Recently, Prof. Aiying Wang and Dr. Xiaowei Li performed ab initio calculations based on density functional theory (DFT) to investigate the structural properties of various Me-DLC films. Ti, Cr, W, Cu and Al were selected as the representative doped metals in terms of strong carbide forming metal and weak carbide ones. It was found that doping Ti, W or Cu into carbon matrix could significantly relax both the distorted bond angles and bond lengths, whereas the Cr or Al doping only relaxed the distorted bond lengths.

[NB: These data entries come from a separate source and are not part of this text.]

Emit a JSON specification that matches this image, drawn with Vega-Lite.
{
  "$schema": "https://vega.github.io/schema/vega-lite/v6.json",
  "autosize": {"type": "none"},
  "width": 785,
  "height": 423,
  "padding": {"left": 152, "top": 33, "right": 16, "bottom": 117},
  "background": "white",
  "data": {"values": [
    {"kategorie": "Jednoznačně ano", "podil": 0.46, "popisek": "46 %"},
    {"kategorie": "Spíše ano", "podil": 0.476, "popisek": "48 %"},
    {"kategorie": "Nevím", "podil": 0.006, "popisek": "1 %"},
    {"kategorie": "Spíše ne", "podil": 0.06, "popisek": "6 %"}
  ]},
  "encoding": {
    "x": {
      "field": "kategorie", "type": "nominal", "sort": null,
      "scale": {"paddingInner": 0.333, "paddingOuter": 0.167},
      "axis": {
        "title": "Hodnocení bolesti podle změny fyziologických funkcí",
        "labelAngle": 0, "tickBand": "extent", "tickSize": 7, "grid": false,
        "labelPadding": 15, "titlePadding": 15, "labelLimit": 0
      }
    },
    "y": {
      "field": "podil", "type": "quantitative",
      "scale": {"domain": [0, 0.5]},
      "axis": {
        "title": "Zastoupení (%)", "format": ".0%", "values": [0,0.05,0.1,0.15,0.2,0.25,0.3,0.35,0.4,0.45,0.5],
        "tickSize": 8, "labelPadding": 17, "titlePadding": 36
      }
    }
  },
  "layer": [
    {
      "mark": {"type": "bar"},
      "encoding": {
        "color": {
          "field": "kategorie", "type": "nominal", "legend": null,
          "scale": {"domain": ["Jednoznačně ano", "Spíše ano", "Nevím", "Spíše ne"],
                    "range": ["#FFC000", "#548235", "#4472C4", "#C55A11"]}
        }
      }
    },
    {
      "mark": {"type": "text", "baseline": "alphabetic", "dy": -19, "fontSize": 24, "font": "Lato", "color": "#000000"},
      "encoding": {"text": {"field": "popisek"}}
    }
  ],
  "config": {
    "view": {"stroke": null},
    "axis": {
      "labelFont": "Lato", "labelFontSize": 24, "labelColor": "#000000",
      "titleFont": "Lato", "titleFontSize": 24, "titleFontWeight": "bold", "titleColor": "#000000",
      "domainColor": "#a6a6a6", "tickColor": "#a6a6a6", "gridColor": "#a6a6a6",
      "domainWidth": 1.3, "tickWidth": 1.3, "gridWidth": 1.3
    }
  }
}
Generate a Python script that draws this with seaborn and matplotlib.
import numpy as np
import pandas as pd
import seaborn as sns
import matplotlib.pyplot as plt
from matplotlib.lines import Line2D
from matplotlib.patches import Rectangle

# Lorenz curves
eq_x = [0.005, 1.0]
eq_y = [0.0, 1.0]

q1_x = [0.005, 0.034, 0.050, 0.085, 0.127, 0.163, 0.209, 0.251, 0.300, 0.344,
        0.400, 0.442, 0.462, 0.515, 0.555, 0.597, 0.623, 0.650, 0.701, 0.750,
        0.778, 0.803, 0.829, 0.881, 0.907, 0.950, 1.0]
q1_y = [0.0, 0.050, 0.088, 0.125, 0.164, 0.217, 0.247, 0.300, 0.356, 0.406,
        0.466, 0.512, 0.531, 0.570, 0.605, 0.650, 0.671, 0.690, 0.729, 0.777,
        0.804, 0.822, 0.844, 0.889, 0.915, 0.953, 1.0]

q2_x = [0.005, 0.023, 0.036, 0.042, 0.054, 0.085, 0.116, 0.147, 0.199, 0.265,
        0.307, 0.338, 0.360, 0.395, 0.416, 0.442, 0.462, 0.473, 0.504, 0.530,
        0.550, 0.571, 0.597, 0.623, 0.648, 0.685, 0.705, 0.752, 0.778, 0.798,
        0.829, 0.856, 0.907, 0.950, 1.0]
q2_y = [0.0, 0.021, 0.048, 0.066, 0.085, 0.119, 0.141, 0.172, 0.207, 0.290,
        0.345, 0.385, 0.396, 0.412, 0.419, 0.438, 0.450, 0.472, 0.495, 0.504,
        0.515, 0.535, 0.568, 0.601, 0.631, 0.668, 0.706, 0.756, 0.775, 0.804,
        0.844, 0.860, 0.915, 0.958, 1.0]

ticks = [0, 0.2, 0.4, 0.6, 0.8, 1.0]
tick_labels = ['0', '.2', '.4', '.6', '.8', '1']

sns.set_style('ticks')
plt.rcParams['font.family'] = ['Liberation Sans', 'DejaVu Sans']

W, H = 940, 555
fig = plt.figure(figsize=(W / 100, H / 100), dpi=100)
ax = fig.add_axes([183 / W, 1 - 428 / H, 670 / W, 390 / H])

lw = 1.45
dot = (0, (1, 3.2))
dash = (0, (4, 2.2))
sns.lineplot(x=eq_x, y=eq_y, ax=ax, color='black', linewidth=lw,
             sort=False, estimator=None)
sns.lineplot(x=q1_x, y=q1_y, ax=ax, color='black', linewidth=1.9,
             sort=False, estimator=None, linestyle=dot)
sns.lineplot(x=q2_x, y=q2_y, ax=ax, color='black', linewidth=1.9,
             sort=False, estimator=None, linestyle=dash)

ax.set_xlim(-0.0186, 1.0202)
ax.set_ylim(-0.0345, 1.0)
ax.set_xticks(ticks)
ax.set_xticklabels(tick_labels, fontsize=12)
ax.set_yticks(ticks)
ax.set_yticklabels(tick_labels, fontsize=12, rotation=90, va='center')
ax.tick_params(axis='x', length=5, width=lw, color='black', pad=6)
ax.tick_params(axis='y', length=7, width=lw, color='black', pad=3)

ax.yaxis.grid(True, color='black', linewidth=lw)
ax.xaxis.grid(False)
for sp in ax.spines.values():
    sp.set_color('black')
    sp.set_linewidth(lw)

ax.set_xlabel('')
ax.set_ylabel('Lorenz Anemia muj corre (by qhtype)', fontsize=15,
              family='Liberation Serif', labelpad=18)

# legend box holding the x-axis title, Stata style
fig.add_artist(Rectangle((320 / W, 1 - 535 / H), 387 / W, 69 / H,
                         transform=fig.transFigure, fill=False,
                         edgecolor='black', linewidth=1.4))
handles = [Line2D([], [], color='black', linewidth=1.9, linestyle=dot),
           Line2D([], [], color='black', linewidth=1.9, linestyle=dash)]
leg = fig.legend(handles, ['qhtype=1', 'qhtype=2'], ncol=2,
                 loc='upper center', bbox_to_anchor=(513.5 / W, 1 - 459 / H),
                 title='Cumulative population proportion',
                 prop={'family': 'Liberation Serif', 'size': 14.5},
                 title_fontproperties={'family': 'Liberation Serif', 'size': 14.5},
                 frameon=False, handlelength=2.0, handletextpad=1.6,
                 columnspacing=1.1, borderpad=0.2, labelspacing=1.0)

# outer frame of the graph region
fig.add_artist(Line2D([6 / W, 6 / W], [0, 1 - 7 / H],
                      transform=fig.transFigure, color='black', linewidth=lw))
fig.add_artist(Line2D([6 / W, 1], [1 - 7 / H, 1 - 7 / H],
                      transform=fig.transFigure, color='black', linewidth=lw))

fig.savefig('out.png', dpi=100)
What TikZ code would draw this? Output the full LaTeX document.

In spite of the various synergistic effect of distortion, therefore, the reduced fraction of the distorted bond structure and the formation of weak Me-C bond characteristics benefited the residual stress reduction, which consisted with the experimental results and provided the theoretical understanding from atomic scale study (Figure 2). The related results have been published on Journal of Physical Chemistry C (2015) and AIP Advances (2015).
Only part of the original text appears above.